%%

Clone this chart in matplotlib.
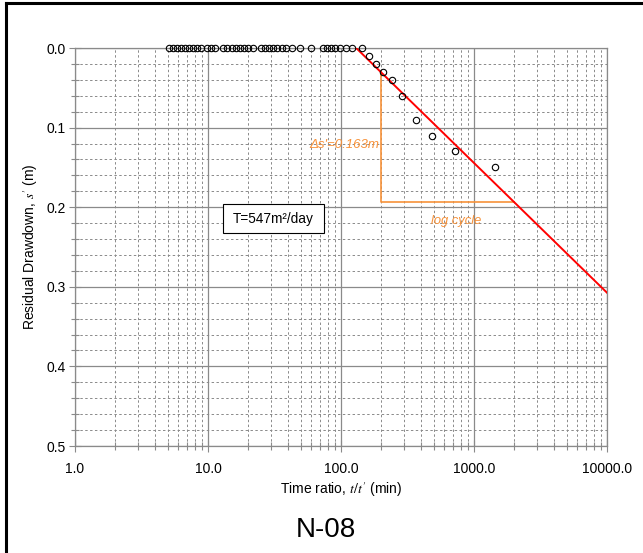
import numpy as np
import matplotlib
matplotlib.use("Agg")
from matplotlib import pyplot as plt
from matplotlib import patches
from matplotlib.lines import Line2D
from matplotlib.ticker import FixedLocator, FuncFormatter, MultipleLocator

plt.rcParams['font.family'] = ['Liberation Sans', 'DejaVu Sans']
plt.rcParams['mathtext.fontset'] = 'stix'

# recovery data: time ratio t/t' and residual drawdown s'
time_ratio = [5.12, 5.48, 5.88, 6.30, 6.75, 7.23, 7.75, 8.31, 8.90, 9.78,
              10.5, 11.3, 13.0, 14.0, 15.1, 16.2, 17.4, 18.8, 20.1, 21.7,
              24.9, 26.8, 28.9, 31.0, 33.2, 35.8, 38.4, 42.6, 49.2, 59.2,
              72.8, 78.0, 83.7, 90.2, 98.3, 109, 122, 144,
              162, 182, 206, 240, 289, 365, 481, 719, 1439]
drawdown = [0.0] * 38 + [0.01, 0.02, 0.03, 0.04, 0.06, 0.09, 0.11, 0.13, 0.15]

# straight line fit
slope = 0.163          # m per log cycle
x_zero = 130.0         # t/t' where s' = 0
line_x = [x_zero, 10000.0]
cycle_x = [200.0, 2000.0]

def fit(x):
    return slope * np.log10(np.asarray(x) / x_zero)

fig = plt.figure(figsize=(6.43, 5.53), dpi=100)
ax = fig.add_axes([75 / 643, 1 - 446 / 553, 532 / 643, 398 / 553])

grid_col = '#8a8a8a'
ax.set_xscale('log')
ax.set_xlim(1, 10000)
ax.set_ylim(0.5, 0.0)

ax.xaxis.set_major_locator(FixedLocator([1, 10, 100, 1000, 10000]))
ax.xaxis.set_minor_locator(FixedLocator([m * 10 ** d for d in range(4) for m in range(2, 10)]))
ax.xaxis.set_major_formatter(FuncFormatter(lambda v, p: f"{v:.1f}"))
ax.xaxis.set_minor_formatter(FuncFormatter(lambda v, p: ""))
ax.yaxis.set_major_locator(MultipleLocator(0.1))
ax.yaxis.set_minor_locator(MultipleLocator(0.02))
ax.yaxis.set_major_formatter(FuncFormatter(lambda v, p: f"{v:.1f}"))

ax.grid(which='major', color=grid_col, lw=0.9, ls='-')
ax.grid(which='minor', color=grid_col, lw=0.7, ls=(0, (2.5, 2.5)))
ax.set_axisbelow(True)
for sp in ax.spines.values():
    sp.set_color(grid_col)
    sp.set_linewidth(0.9)
ax.tick_params(which='major', direction='inout', length=9, width=0.8, color=grid_col,
               labelsize=10, pad=2)
ax.tick_params(which='minor', direction='inout', length=6, width=0.8, color=grid_col)
ax.tick_params(axis='x', which='major', pad=7)

ax.plot(line_x, fit(line_x), color='red', lw=1.4, zorder=3)

orange = '#f7923a'
ax.plot([cycle_x[0], cycle_x[0], cycle_x[1]],
        [fit(cycle_x[0]), fit(cycle_x[1]), fit(cycle_x[1])],
        color=orange, lw=1.2, zorder=2)
ax.text(194, 0.122, "\u0394s'=0.163m", color=orange, style='italic', fontsize=9.5,
        ha='right', va='center')
ax.text(732, 0.217, "log cycle", color=orange, style='italic', fontsize=9.3,
        ha='center', va='center')

ax.plot(time_ratio, drawdown, ls='none', marker='o', ms=4.6, mfc='none',
        mec='black', mew=0.8, zorder=4, clip_on=False)

box = patches.Rectangle((0.2776, 0.535), 0.1904, 0.073, transform=ax.transAxes,
                        facecolor='white', edgecolor='black', lw=0.8, zorder=5)
ax.add_patch(box)
ax.text(0.3728, 0.5715, "T=547m\u00b2/day", transform=ax.transAxes, fontsize=9.8,
        ha='center', va='center', zorder=6)

ax.set_xlabel("Time ratio, $t/t'$ (min)", fontsize=10, labelpad=3)
ax.set_ylabel("Residual Drawdown, $s'$ (m)", fontsize=10, labelpad=5)

fig.text(326 / 643, 1 - 530 / 553, "N-08", fontsize=20, ha='center', va='center')

# outer frame (left and top edges)
fig.add_artist(Line2D([5.5 / 643, 5.5 / 643], [0, 1 - 2.5 / 553], color='black', lw=2.2,
                      transform=fig.transFigure))
fig.add_artist(Line2D([5.5 / 643, 1], [1 - 2.5 / 553, 1 - 2.5 / 553], color='black', lw=2.2,
                      transform=fig.transFigure))

fig.savefig("out.png", dpi=100)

%%

- [Exercise details]:
Begin at the top of the material above and output each line exactly, stopping after the line that holds "plt.rcParams['mathtext.fontset'] = 'stix'". Leave out pictures.

- [Task response]:
Clone this chart in matplotlib.
import numpy as np
import matplotlib
matplotlib.use("Agg")
from matplotlib import pyplot as plt
from matplotlib import patches
from matplotlib.lines import Line2D
from matplotlib.ticker import FixedLocator, FuncFormatter, MultipleLocator

plt.rcParams['font.family'] = ['Liberation Sans', 'DejaVu Sans']
plt.rcParams['mathtext.fontset'] = 'stix'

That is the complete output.